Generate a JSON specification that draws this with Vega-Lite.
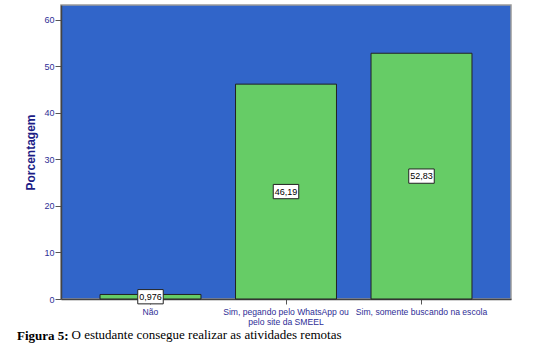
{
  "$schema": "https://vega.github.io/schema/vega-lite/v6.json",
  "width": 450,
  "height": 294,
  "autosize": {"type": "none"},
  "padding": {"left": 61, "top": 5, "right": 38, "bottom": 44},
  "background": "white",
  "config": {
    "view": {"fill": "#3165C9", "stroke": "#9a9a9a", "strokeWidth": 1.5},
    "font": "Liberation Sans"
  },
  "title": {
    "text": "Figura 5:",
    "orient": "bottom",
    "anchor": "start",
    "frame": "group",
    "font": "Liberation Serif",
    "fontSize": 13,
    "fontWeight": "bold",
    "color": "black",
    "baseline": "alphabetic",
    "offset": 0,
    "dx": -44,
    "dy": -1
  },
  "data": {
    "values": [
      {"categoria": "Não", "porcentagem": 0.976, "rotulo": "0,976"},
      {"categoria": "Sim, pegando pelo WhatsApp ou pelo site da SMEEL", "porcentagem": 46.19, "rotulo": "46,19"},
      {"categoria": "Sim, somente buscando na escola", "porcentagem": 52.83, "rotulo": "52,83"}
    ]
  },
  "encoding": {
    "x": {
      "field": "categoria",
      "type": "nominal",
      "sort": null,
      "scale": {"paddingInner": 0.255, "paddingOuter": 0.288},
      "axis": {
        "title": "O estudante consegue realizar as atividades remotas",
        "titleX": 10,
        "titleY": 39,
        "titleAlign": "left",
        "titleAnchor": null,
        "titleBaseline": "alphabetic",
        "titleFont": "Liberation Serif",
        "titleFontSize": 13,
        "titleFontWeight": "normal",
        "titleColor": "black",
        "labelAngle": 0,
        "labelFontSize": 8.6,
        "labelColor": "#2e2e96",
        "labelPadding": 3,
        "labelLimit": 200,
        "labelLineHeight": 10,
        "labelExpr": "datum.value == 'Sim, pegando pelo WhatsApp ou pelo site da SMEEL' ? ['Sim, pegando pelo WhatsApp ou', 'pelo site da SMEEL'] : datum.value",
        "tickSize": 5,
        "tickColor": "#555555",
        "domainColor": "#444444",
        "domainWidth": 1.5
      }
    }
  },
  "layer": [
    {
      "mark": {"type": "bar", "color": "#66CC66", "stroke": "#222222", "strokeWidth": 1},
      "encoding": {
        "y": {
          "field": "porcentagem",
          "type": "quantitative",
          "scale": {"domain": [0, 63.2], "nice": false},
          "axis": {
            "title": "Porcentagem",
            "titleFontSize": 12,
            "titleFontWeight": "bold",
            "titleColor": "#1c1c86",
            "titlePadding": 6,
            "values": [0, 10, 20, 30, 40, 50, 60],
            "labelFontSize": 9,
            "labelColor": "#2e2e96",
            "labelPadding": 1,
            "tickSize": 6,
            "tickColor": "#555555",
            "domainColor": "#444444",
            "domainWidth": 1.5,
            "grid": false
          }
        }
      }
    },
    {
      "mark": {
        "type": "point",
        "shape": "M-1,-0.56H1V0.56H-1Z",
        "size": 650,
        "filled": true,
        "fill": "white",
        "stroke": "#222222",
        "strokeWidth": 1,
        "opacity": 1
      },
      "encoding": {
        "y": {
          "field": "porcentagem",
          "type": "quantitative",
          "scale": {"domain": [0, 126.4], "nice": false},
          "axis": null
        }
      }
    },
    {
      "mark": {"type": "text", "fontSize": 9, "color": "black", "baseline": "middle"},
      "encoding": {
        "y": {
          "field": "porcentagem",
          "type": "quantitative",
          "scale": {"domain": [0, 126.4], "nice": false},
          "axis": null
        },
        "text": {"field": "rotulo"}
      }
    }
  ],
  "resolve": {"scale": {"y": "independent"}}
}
═══
■ WRITTEN EXERCISE: Give all the lines above again, character for character, without pictures.

■ COMPLETE ANSWER:
Generate a JSON specification that draws this with Vega-Lite.
{
  "$schema": "https://vega.github.io/schema/vega-lite/v6.json",
  "width": 450,
  "height": 294,
  "autosize": {"type": "none"},
  "padding": {"left": 61, "top": 5, "right": 38, "bottom": 44},
  "background": "white",
  "config": {
    "view": {"fill": "#3165C9", "stroke": "#9a9a9a", "strokeWidth": 1.5},
    "font": "Liberation Sans"
  },
  "title": {
    "text": "Figura 5:",
    "orient": "bottom",
    "anchor": "start",
    "frame": "group",
    "font": "Liberation Serif",
    "fontSize": 13,
    "fontWeight": "bold",
    "color": "black",
    "baseline": "alphabetic",
    "offset": 0,
    "dx": -44,
    "dy": -1
  },
  "data": {
    "values": [
      {"categoria": "Não", "porcentagem": 0.976, "rotulo": "0,976"},
      {"categoria": "Sim, pegando pelo WhatsApp ou pelo site da SMEEL", "porcentagem": 46.19, "rotulo": "46,19"},
      {"categoria": "Sim, somente buscando na escola", "porcentagem": 52.83, "rotulo": "52,83"}
    ]
  },
  "encoding": {
    "x": {
      "field": "categoria",
      "type": "nominal",
      "sort": null,
      "scale": {"paddingInner": 0.255, "paddingOuter": 0.288},
      "axis": {
        "title": "O estudante consegue realizar as atividades remotas",
        "titleX": 10,
        "titleY": 39,
        "titleAlign": "left",
        "titleAnchor": null,
        "titleBaseline": "alphabetic",
        "titleFont": "Liberation Serif",
        "titleFontSize": 13,
        "titleFontWeight": "normal",
        "titleColor": "black",
        "labelAngle": 0,
        "labelFontSize": 8.6,
        "labelColor": "#2e2e96",
        "labelPadding": 3,
        "labelLimit": 200,
        "labelLineHeight": 10,
        "labelExpr": "datum.value == 'Sim, pegando pelo WhatsApp ou pelo site da SMEEL' ? ['Sim, pegando pelo WhatsApp ou', 'pelo site da SMEEL'] : datum.value",
        "tickSize": 5,
        "tickColor": "#555555",
        "domainColor": "#444444",
        "domainWidth": 1.5
      }
    }
  },
  "layer": [
    {
      "mark": {"type": "bar", "color": "#66CC66", "stroke": "#222222", "strokeWidth": 1},
      "encoding": {
        "y": {
          "field": "porcentagem",
          "type": "quantitative",
          "scale": {"domain": [0, 63.2], "nice": false},
          "axis": {
            "title": "Porcentagem",
            "titleFontSize": 12,
            "titleFontWeight": "bold",
            "titleColor": "#1c1c86",
            "titlePadding": 6,
            "values": [0, 10, 20, 30, 40, 50, 60],
            "labelFontSize": 9,
            "labelColor": "#2e2e96",
            "labelPadding": 1,
            "tickSize": 6,
            "tickColor": "#555555",
            "domainColor": "#444444",
            "domainWidth": 1.5,
            "grid": false
          }
        }
      }
    },
    {
      "mark": {
        "type": "point",
        "shape": "M-1,-0.56H1V0.56H-1Z",
        "size": 650,
        "filled": true,
        "fill": "white",
        "stroke": "#222222",
        "strokeWidth": 1,
        "opacity": 1
      },
      "encoding": {
        "y": {
          "field": "porcentagem",
          "type": "quantitative",
          "scale": {"domain": [0, 126.4], "nice": false},
          "axis": null
        }
      }
    },
    {
      "mark": {"type": "text", "fontSize": 9, "color": "black", "baseline": "middle"},
      "encoding": {
        "y": {
          "field": "porcentagem",
          "type": "quantitative",
          "scale": {"domain": [0, 126.4], "nice": false},
          "axis": null
        },
        "text": {"field": "rotulo"}
      }
    }
  ],
  "resolve": {"scale": {"y": "independent"}}
}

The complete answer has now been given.